┌─ INFORMATION PROVIDED

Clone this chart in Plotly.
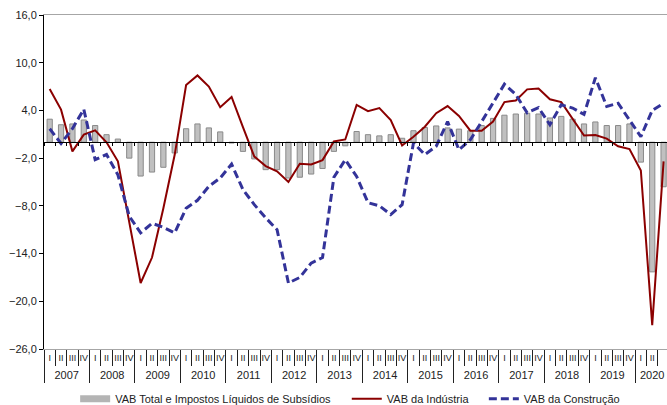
import plotly.graph_objects as go

years = [str(y) for y in range(2007, 2021)]
quarter_names = ["I", "II", "III", "IV"]
n_quarters = 55
quarter_labels = [quarter_names[i % 4] for i in range(n_quarters)]

vab_total = [2.9, 2.2, 2.3, 2.8, 2.1, 0.95, 0.4, -2.0,
             -4.25, -3.75, -3.15, -1.35, 1.7, 2.3, 1.8, 1.3,
             -0.1, -1.15, -2.1, -3.45, -3.45, -4.5, -4.4, -4.0,
             -3.3, -1.15, -0.45, 1.35, 0.95, 0.8, 0.95, 0.5,
             1.45, 1.85, 2.05, 1.8, 1.65, 1.45, 2.1, 3.0,
             3.4, 3.55, 3.65, 3.55, 3.05, 3.25, 2.9, 2.3,
             2.55, 2.1, 2.1, 2.3, -2.5, -16.3, -5.6]

vab_industria = [6.7, 4.1, -1.15, 0.95, 1.5, 0.0, -2.4, -10.0,
                 -17.7, -14.5, -8.3, -1.55, 7.2, 8.4, 7.0, 4.4,
                 5.7, 1.9, -1.8, -3.0, -3.65, -5.0, -2.7, -2.8,
                 -2.25, 0.1, 0.35, 4.7, 3.9, 4.3, 2.8, -0.4,
                 0.7, 1.95, 3.65, 4.55, 3.3, 1.45, 1.45, 2.6,
                 5.05, 5.25, 6.65, 6.75, 5.4, 5.05, 2.95, 0.85,
                 0.9, 0.45, -0.5, -0.85, -3.55, -23.0, -2.4]

vab_construcao = [1.7, -0.15, 1.7, 4.15, -2.2, -1.55, -4.1, -9.3,
                  -11.4, -10.2, -10.7, -11.4, -8.3, -7.3, -5.55, -4.5,
                  -2.75, -5.95, -7.85, -9.5, -11.0, -17.7, -17.0, -15.2,
                  -14.5, -4.4, -2.2, -4.3, -7.6, -8.0, -9.1, -7.85,
                  -0.1, -1.55, -0.5, 2.6, -0.95, 0.3, 2.6, 4.9,
                  7.3, 6.0, 3.7, 4.35, 2.2, 4.7, 4.3, 3.5,
                  8.1, 4.5, 4.9, 2.8, 0.7, 4.0, 4.9]

series_names = ["VAB Total e Impostos Líquidos de Subsídios",
                "VAB da Indústria", "VAB da Construção"]

x = list(range(n_quarters))
year_centers = [min(4 * k + 1.5, (4 * k + n_quarters - 1) / 2) for k in range(len(years))]

FONT = "Liberation Sans, Arial, sans-serif"
fig = go.Figure()

fig.add_trace(go.Bar(
    x=x, y=vab_total, name=series_names[0], showlegend=False,
    marker=dict(color="#c0c0c0", line=dict(color="#8a8a8a", width=1)),
    width=0.46,
))
# legend proxy for the bar series
fig.add_trace(go.Scatter(
    x=[None], y=[None], mode="lines", name=series_names[0],
    line=dict(color="#b4b4b4", width=7), legend="legend",
))
fig.add_trace(go.Scatter(
    x=x, y=vab_industria, mode="lines", name=series_names[1],
    line=dict(color="#8b0000", width=2), legend="legend2",
))
fig.add_trace(go.Scatter(
    x=x, y=vab_construcao, mode="lines", name=series_names[2],
    line=dict(color="#333399", width=3, dash="8px,4px"), legend="legend3",
))

xr = [-0.5, 54.3]
zero_pos = (0 - (-26)) / (16 - (-26))

fig.update_layout(
    width=667, height=405,
    margin=dict(l=44, r=0, t=15, b=56, autoexpand=False),
    paper_bgcolor="white", plot_bgcolor="white",
    separators=", ",
    font=dict(family=FONT, size=11, color="#222222"),
    bargap=0.5,
    xaxis=dict(
        range=xr, showgrid=False, zeroline=False, automargin=False,
        showline=True, linecolor="#a6a6a6", linewidth=1, mirror=True,
        tickmode="array", tickvals=x, ticktext=quarter_labels,
        ticks="", tickfont=dict(size=9, color="#222222"),
        minor=dict(tickmode="linear", tick0=-0.5, dtick=1, ticks="outside",
                   ticklen=16, tickcolor="#222222", tickwidth=1),
    ),
    xaxis2=dict(
        overlaying="x", anchor="free", position=zero_pos, side="bottom",
        range=xr, showgrid=False, zeroline=False, showline=True, automargin=False,
        linecolor="black", linewidth=1,
        tickmode="linear", tick0=-0.5, dtick=1, ticks="outside",
        ticklen=3, tickcolor="black", showticklabels=False,
    ),
    xaxis3=dict(
        overlaying="x", anchor="y", side="bottom", automargin=False,
        range=xr, showgrid=False, zeroline=False, showline=False,
        tickmode="array", tickvals=year_centers, ticktext=years,
        ticks="", ticklabelstandoff=18, tickfont=dict(size=11, color="#222222"),
        minor=dict(tickmode="linear", tick0=-0.5, dtick=4, ticks="outside",
                   ticklen=33, tickcolor="#222222", tickwidth=1),
    ),
    yaxis=dict(
        range=[-26, 16], tick0=-26, dtick=6, tickmode="linear", automargin=False,
        tickformat=".1f", showgrid=False, zeroline=False,
        showline=True, linecolor="black", linewidth=1,
        ticks="outside", ticklen=4, tickcolor="black",
        tickfont=dict(size=11, color="#222222"),
    ),
    legend=dict(orientation="h", x=0.05, y=-0.149, xanchor="left", yanchor="middle",
                font=dict(size=11), itemwidth=30, bgcolor="rgba(0,0,0,0)"),
    legend2=dict(orientation="h", x=0.486, y=-0.149, xanchor="left", yanchor="middle",
                 font=dict(size=11), itemwidth=30, bgcolor="rgba(0,0,0,0)"),
    legend3=dict(orientation="h", x=0.706, y=-0.149, xanchor="left", yanchor="middle",
                 font=dict(size=11), itemwidth=30, bgcolor="rgba(0,0,0,0)"),
)

# invisible traces to activate the overlay axes
fig.add_trace(go.Scatter(x=[None], y=[None], xaxis="x2", showlegend=False, hoverinfo="skip"))
fig.add_trace(go.Scatter(x=[None], y=[None], xaxis="x3", showlegend=False, hoverinfo="skip"))

fig.write_html("out.html")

└─

Without any pictures, reproduce the lines from the first one in the material through the line that has "0.9, 0.45, -0.5, -0.85, -3.55, -23.0, -2.4]", exactly as they appear.

Clone this chart in Plotly.
import plotly.graph_objects as go

years = [str(y) for y in range(2007, 2021)]
quarter_names = ["I", "II", "III", "IV"]
n_quarters = 55
quarter_labels = [quarter_names[i % 4] for i in range(n_quarters)]

vab_total = [2.9, 2.2, 2.3, 2.8, 2.1, 0.95, 0.4, -2.0,
             -4.25, -3.75, -3.15, -1.35, 1.7, 2.3, 1.8, 1.3,
             -0.1, -1.15, -2.1, -3.45, -3.45, -4.5, -4.4, -4.0,
             -3.3, -1.15, -0.45, 1.35, 0.95, 0.8, 0.95, 0.5,
             1.45, 1.85, 2.05, 1.8, 1.65, 1.45, 2.1, 3.0,
             3.4, 3.55, 3.65, 3.55, 3.05, 3.25, 2.9, 2.3,
             2.55, 2.1, 2.1, 2.3, -2.5, -16.3, -5.6]

vab_industria = [6.7, 4.1, -1.15, 0.95, 1.5, 0.0, -2.4, -10.0,
                 -17.7, -14.5, -8.3, -1.55, 7.2, 8.4, 7.0, 4.4,
                 5.7, 1.9, -1.8, -3.0, -3.65, -5.0, -2.7, -2.8,
                 -2.25, 0.1, 0.35, 4.7, 3.9, 4.3, 2.8, -0.4,
                 0.7, 1.95, 3.65, 4.55, 3.3, 1.45, 1.45, 2.6,
                 5.05, 5.25, 6.65, 6.75, 5.4, 5.05, 2.95, 0.85,
                 0.9, 0.45, -0.5, -0.85, -3.55, -23.0, -2.4]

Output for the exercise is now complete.